What you have to do
Reproduce exactly, with no pictures, each line from the opening of the material down through the line containing "import seaborn as sns".

Data extract
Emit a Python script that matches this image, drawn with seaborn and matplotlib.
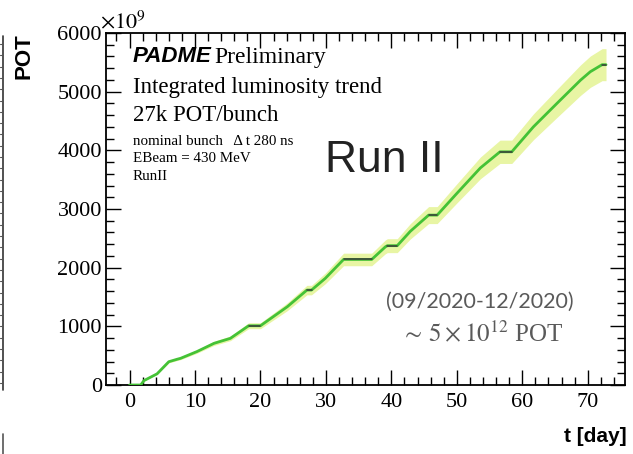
import numpy as np
import pandas as pd
import matplotlib
matplotlib.use("Agg")
import matplotlib.pyplot as plt
from matplotlib.lines import Line2D
from matplotlib.ticker import MultipleLocator
import seaborn as sns

# Integrated protons on target (units of 1e9) versus run time in days
days = [0, 1.7, 2.2, 4.2, 6.0, 7.3, 7.8, 10.3, 12.9, 15.4, 18.2, 20.0, 24.1,
        27.1, 27.8, 29.9, 32.7, 37.0, 39.1, 39.4, 40.9, 42.9, 45.7, 47.0,
        50.0, 53.6, 56.6, 58.4, 61.7, 65.3, 68.9, 70.4, 72.2, 72.8]
pot = [0, 0, 75, 190, 397, 440, 455, 570, 710, 795, 1010, 1010, 1334,
       1618, 1618, 1817, 2140, 2140, 2356, 2375, 2375, 2620, 2896, 2896,
       3265, 3700, 3975, 3975, 4400, 4800, 5196, 5340, 5460, 5460]
rel_err = 0.05

x_ticks = [0, 10, 20, 30, 40, 50, 60, 70]
y_ticks = [0, 1000, 2000, 3000, 4000, 5000, 6000]

df = pd.DataFrame({"t": days, "pot": pot})
df["lo"] = df["pot"] * (1 - rel_err)
df["hi"] = df["pot"] * (1 + rel_err)

sns.set_theme(style="ticks")
plt.rcParams["font.family"] = ["Liberation Serif", "DejaVu Serif"]
plt.rcParams["mathtext.fontset"] = "stix"
plt.rcParams["text.color"] = "black"
plt.rcParams["axes.labelcolor"] = "black"

W, H = 633, 454
fig = plt.figure(figsize=(W / 100, H / 100), dpi=100)
ax = fig.add_axes([106 / W, 1 - 385 / H, (625 - 106) / W, (385 - 33) / H])


def px(x, y):
    return x / W, 1 - y / H


# uncertainty band
ax.fill_between(df["t"], df["lo"], df["hi"], color="#e8f5a4", lw=0, zorder=1)

# accumulated POT curve
sns.lineplot(data=df, x="t", y="pot", color="#44c236", lw=2.0, ax=ax,
             zorder=3, sort=False, estimator=None)

# periods without beam are drawn as dark flat stretches
for i in range(1, len(df) - 1):
    if df["pot"].iloc[i + 1] == df["pot"].iloc[i]:
        ax.plot(df["t"].iloc[i:i + 2], df["pot"].iloc[i:i + 2],
                color="#3a3a3a", lw=1.1, zorder=4)

ax.set_xlim(-3.6, 75.7)
ax.set_ylim(0, 6000)
ax.set_xticks(x_ticks)
ax.set_yticks(y_ticks)
ax.set_xlabel("")
ax.xaxis.set_minor_locator(MultipleLocator(2))
ax.yaxis.set_minor_locator(MultipleLocator(200))
ax.tick_params(which="both", direction="in", top=True, right=True,
               colors="black", labelsize=16, width=1.0)
ax.tick_params(which="major", length=11)
ax.tick_params(which="minor", length=6)
ax.tick_params(axis="x", which="major", pad=6)
ax.tick_params(axis="y", which="major", pad=3)
for lab in ax.get_xticklabels() + ax.get_yticklabels():
    lab.set_fontfamily("Liberation Serif")
for s in ax.spines.values():
    s.set_visible(True)
    s.set_color("black")
    s.set_linewidth(1.3)
ax.set_facecolor("white")
fig.patch.set_facecolor("white")

ax.set_xlabel("t [day]", loc="right", fontsize=15, fontweight="bold",
              family="Liberation Sans")
ax.xaxis.set_label_coords(1.004, -0.118)
ax.set_ylabel("POT", loc="top", fontsize=16, fontweight="bold",
              family="Liberation Sans")
ax.yaxis.set_label_coords(-0.138, 1.0)

ax.text(-0.012, 1.0, r"$\times10^{9}$", transform=ax.transAxes, fontsize=16,
        ha="left", va="bottom")

# experiment label block
fig.text(*px(133, 57), "PADME", fontsize=16, fontweight="bold", style="italic",
         family="Liberation Sans", ha="left", va="center")
fig.text(*px(214, 57), "Preliminary", fontsize=17, ha="left", va="center")
fig.text(*px(133, 88), "Integrated luminosity trend", fontsize=16.5,
         ha="left", va="center")
fig.text(*px(133, 115), "27k POT/bunch", fontsize=16.5, ha="left", va="center")
fig.text(*px(133, 141), "nominal bunch   Δ t 280 ns", fontsize=10.8,
         ha="left", va="center")
fig.text(*px(133, 159), "EBeam = 430 MeV", fontsize=10.8, ha="left", va="center")
fig.text(*px(133, 176), "RunII", fontsize=10.8, ha="left", va="center")

fig.text(*px(384, 160), "Run II", fontsize=32, family="Liberation Sans",
         color="#222222", ha="center", va="center")

fig.text(*px(480, 302), "(09/2020-12/2020)", fontsize=15.5, family="Lato",
         color="#5a5a5a", ha="center", va="center")
fig.text(*px(482, 333), r"$\sim\, 5\times10^{12}$ POT", fontsize=18,
         color="#5a5a5a", ha="center", va="center")

# edge of the neighbouring panel frame
fig.add_artist(Line2D([2.5 / W, 2.5 / W], [1 - 36 / H, 1 - 390 / H],
                      color="#333333", lw=1.2))
for yy in np.arange(44, 386, 11.3):
    fig.add_artist(Line2D([0, 2.5 / W], [1 - yy / H, 1 - yy / H],
                          color="#555555", lw=0.8))
fig.add_artist(Line2D([2.5 / W, 2.5 / W], [1 - 434 / H, 0],
                      color="#555555", lw=1.2))

fig.savefig("out.png", dpi=100, facecolor="white")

Task response
Emit a Python script that matches this image, drawn with seaborn and matplotlib.
import numpy as np
import pandas as pd
import matplotlib
matplotlib.use("Agg")
import matplotlib.pyplot as plt
from matplotlib.lines import Line2D
from matplotlib.ticker import MultipleLocator
import seaborn as sns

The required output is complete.